Pirola was sworn in soon after, and has already referred a friend to seek citizenship application assistance and classes at MAPS!

Maria Matos

Maria Matos, who supervises the MAPS Immigrant Integration Services Programs, recalls a Brazilian family she helped when they fell five months behind in their rent. The landlord called Maria, hoping to avoid evicting them. It turned out that their daughter was very ill and, due to her constant care, both parents were not working.

“After informing the landlord of what this family was going through, he decided not to go through with the eviction. Instead, he just wanted me to keep him informed of the client’s situation and assistance if any that the family could receive,” says Maria, who also helped the family get assistance from Catholic Charities, the Somerville Homeless Coalition, Family to Family and other community organizations to get them through the crisis.

“The sadness of this success story is that their daughter passed away,” she adds. “It has been very hard for the parents to cope with their loss, but they are so thankful for everything that the city of Somerville has done for them. It only took a phone call to make a difference to this family’s housing situation. To me, that is very rewarding.”

Our Domestic Violence and Sexual Assault case workers face many challenges every day, helping struggling clients to overcome the abuse they’ve suffered and to start a new, safe life. It’s a very difficult and demanding task, but also extremely necessary and rewarding. Every single life we are able to save is a tremendous victory.

Writing straight from the heart, one former client expressed how important MAPS had been to her, and how much her life has changed since she found us.

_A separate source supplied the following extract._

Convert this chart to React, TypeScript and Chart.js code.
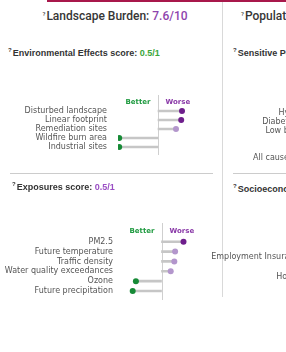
import React, { useEffect, useRef } from "react";
import { Chart, registerables } from "chart.js";
Chart.register(...registerables);

// ---- data ----
const envLabels = ["Disturbed landscape", "Linear footprint", "Remediation sites", "Wildfire burn area", "Industrial sites"];
const envValues = [0.6, 0.58, 0.45, -0.97, -0.97];

const expLabels = ["PM2.5", "Future temperature", "Traffic density", "Water quality exceedances", "Ozone", "Future precipitation"];
const expValues = [0.55, 0.34, 0.32, 0.23, -0.64, -0.72];

const sensLabels = ["Hypertension", "Diabetes mellitus", "Low birth weight", "Asthma", "COPD", "All causes mortality"];
const sensValues = [0.4, 0.3, -0.3, 0.2, 0.35, -0.4];

const socioLabels = ["Income", "Education", "Employment Insurance claims", "Crowding", "Housing costs"];
const socioValues = [0.3, -0.2, 0.4, 0.25, -0.3];

const DARK = "#6e1e8c";
const LIGHT = "#b396cc";
const GREEN = "#168a36";

function dotColor(v: number) {
  if (v < 0) return GREEN;
  return v >= 0.5 ? DARK : LIGHT;
}

const centerPlugin = {
  id: "centerLine",
  beforeDatasetsDraw(chart: any, _args: any, opts: any) {
    const ctx = chart.ctx;
    const x = Math.round(chart.scales.x.getPixelForValue(0)) + 0.5;
    ctx.save();
    ctx.strokeStyle = "#cfcfcf";
    ctx.lineWidth = 1;
    ctx.beginPath();
    ctx.moveTo(x, opts.lineTop);
    ctx.lineTo(x, opts.lineBottom);
    ctx.stroke();
    ctx.font = "bold 7px 'DejaVu Sans'";
    ctx.textBaseline = "middle";
    ctx.fillStyle = "#1f9a40";
    ctx.textAlign = "right";
    ctx.fillText("Better", x - 8, opts.headerY);
    ctx.fillStyle = "#8a3aa8";
    ctx.textAlign = "left";
    ctx.fillText("Worse", x + 7, opts.headerY);
    ctx.restore();
  },
};

type LP = {
  labels: string[];
  values: number[];
  left: number;
  top: number;
  width: number;
  height: number;
  axisWidth: number;
  tickPad: number;
  padTop: number;
  padBottom: number;
  padRight: number;
  lineTop: number;
  lineBottom: number;
  headerY: number;
};

function Lollipop(p: LP) {
  const ref = useRef<HTMLCanvasElement>(null);
  useEffect(() => {
    const c = ref.current;
    if (!c) return;
    const chart = new Chart(c, {
      type: "bar",
      data: {
        labels: p.labels,
        datasets: [
          {
            type: "line",
            indexAxis: "y",
            data: p.values,
            showLine: false,
            pointRadius: 3,
            pointHoverRadius: 3,
            pointBorderWidth: 0,
            pointBackgroundColor: p.values.map(dotColor),
            order: 0,
          } as any,
          {
            type: "bar",
            indexAxis: "y",
            data: p.values.map((v) => [0, v]),
            backgroundColor: "#c6c6c6",
            barThickness: 2,
            order: 1,
          } as any,
        ],
      },
      options: {
        indexAxis: "y",
        animation: false,
        responsive: false,
        events: [],
        layout: { autoPadding: false, padding: { top: p.padTop, bottom: p.padBottom, right: p.padRight, left: 0 } },
        plugins: {
          legend: { display: false },
          tooltip: { enabled: false },
          centerLine: { lineTop: p.lineTop, lineBottom: p.lineBottom, headerY: p.headerY },
        } as any,
        scales: {
          x: { type: "linear", min: -1, max: 1, display: false },
          y: {
            type: "category",
            offset: true,
            grid: { display: false, drawTicks: false },
            border: { display: false },
            ticks: {
              padding: p.tickPad,
              color: "#555",
              autoSkip: false,
              font: { family: "'DejaVu Sans'", size: 8 },
            },
            afterFit: (s: any) => {
              s.width = p.axisWidth;
              s.paddingTop = 0;
              s.paddingBottom = 0;
            },
          },
        },
      },
      plugins: [centerPlugin],
    });
    return () => chart.destroy();
  }, []);
  return (
    <canvas
      ref={ref}
      width={p.width}
      height={p.height}
      style={{ position: "absolute", left: p.left, top: p.top, width: p.width, height: p.height }}
    />
  );
}

const Q = () => (
  <span style={{ fontSize: 6, position: "relative", top: -4, marginRight: 1 }}>?</span>
);

const titleStyle: React.CSSProperties = {
  position: "absolute",
  top: 9,
  whiteSpace: "nowrap",
  fontSize: 12,
  lineHeight: "14px",
  color: "#363636",
  fontFamily: "Roboto, 'Liberation Sans', sans-serif",
  fontWeight: 500,
};

export default function App() {
  return (
    <div
      style={{
        position: "fixed",
        left: 0,
        top: 0,
        width: 286,
        height: 352,
        overflow: "hidden",
        background: "#fff",
        fontFamily: "'Liberation Sans', Arial, sans-serif",
      }}
    >
      <div style={{ position: "absolute", left: 47, right: 0, top: 0, height: 2, background: "#a8184b" }} />
      <div style={{ position: "absolute", left: 222, top: 2, width: 1, height: 295, background: "#d9d9d9" }} />

      {/* right panel */}
      <div style={{ position: "absolute", left: 211, top: 0, width: 75, height: 352, overflow: "hidden" }}>
        <div style={{ ...titleStyle, left: 30 }}>
          <Q />Population Vulnerability: <span style={{ color: "#8e44ad" }}>5.2/10</span>
        </div>
        <div style={{ position: "absolute", left: 22, top: 47, whiteSpace: "nowrap", fontSize: 9, lineHeight: "12px", fontWeight: "bold", color: "#333" }}>
          <Q />Sensitive Populations score: <span style={{ color: "#3aa63a" }}>0.5/1</span>
        </div>
        <div style={{ position: "absolute", left: 22, top: 173, width: 80, height: 1, background: "#cccccc" }} />
        <div style={{ position: "absolute", left: 22, top: 183, whiteSpace: "nowrap", fontSize: 9, lineHeight: "12px", fontWeight: "bold", color: "#333" }}>
          <Q />Socioeconomic Factors score: <span style={{ color: "#9a4fc4" }}>0.5/1</span>
        </div>
        <Lollipop labels={sensLabels} values={sensValues} left={0} top={88} width={250} height={80} axisWidth={132} tickPad={11} padTop={20.2} padBottom={5.8} padRight={38} lineTop={7} lineBottom={67} headerY={13} />
        <Lollipop labels={socioLabels} values={socioValues} left={0} top={218} width={250} height={86} axisWidth={132} tickPad={11} padTop={15.15} padBottom={22.35} padRight={38} lineTop={5} lineBottom={82} headerY={13} />
      </div>

      {/* left panel */}
      <div style={{ position: "absolute", left: 0, top: 0, width: 211, height: 352 }}>
        <div style={{ ...titleStyle, left: 0, width: 230, textAlign: "center" }}>
          <Q />Landscape Burden: <span style={{ color: "#8e44ad" }}>7.6/10</span>
        </div>
        <div style={{ position: "absolute", left: 8, top: 47, whiteSpace: "nowrap", fontSize: 9, lineHeight: "12px", fontWeight: "bold", color: "#333" }}>
          <Q />Environmental Effects score: <span style={{ color: "#3aa63a" }}>0.5/1</span>
        </div>
        <div style={{ position: "absolute", left: 10, top: 173, width: 203, height: 1, background: "#cccccc" }} />
        <div style={{ position: "absolute", left: 12, top: 181, whiteSpace: "nowrap", fontSize: 9, lineHeight: "12px", fontWeight: "bold", color: "#333" }}>
          <Q />Exposures score: <span style={{ color: "#9a4fc4" }}>0.5/1</span>
        </div>
        <Lollipop labels={envLabels} values={envValues} left={0} top={88} width={212} height={72} axisWidth={118} tickPad={11} padTop={18.5} padBottom={8.5} padRight={14} lineTop={7} lineBottom={67} headerY={13.7} />
        <Lollipop labels={expLabels} values={expValues} left={0} top={218} width={212} height={86} axisWidth={121.5} tickPad={8.5} padTop={18.8} padBottom={8.1} padRight={10.5} lineTop={5} lineBottom={82} headerY={13} />
      </div>
    </div>
  );
}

“I owe you so much for helping me overcome the obstacles I was facing,” she said. “The support group was fundamental to my recovery because that was when I learned to leave the abuses in the past and start living in the present.

“You were always by my side. I will never forget your support. I walked into your office that day and my life had never been the same ever since. I pray to God to keep on giving you the wisdom to help those women that come to you in despair, so that they will find the words of comfort you had always had for me. Maybe you don’t know how much better you make us all feel.”

A candlelight vigil for domestic violence victims and survivors

One day a desperate young woman arrived at the MAPS Lowell office. A Portuguese-speaking immigrant with a small baby, medical problems, no job and no work authorization, she had recently separated from her abusive American husband. The Alien Relative immigration petition her husband had filed for her was denied by immigration authorities because she missed an interview while in the hospital and sent information about her changed living situation to the wrong INS address. She faced possible deportation in addition to her other problems.

The Lowell Immigrant Integration Services Case Worker, along with a local Portuguese-speaking attorney, immediately set to work straightening out the client’s immigration status. She also helped the woman set up medical appointments, get Food Stamps for her baby, and connect with other services. Both mother and child began to thrive. The government approved the client’s petition for legal residency, clearing the way for her to get a job and start her new life in the US.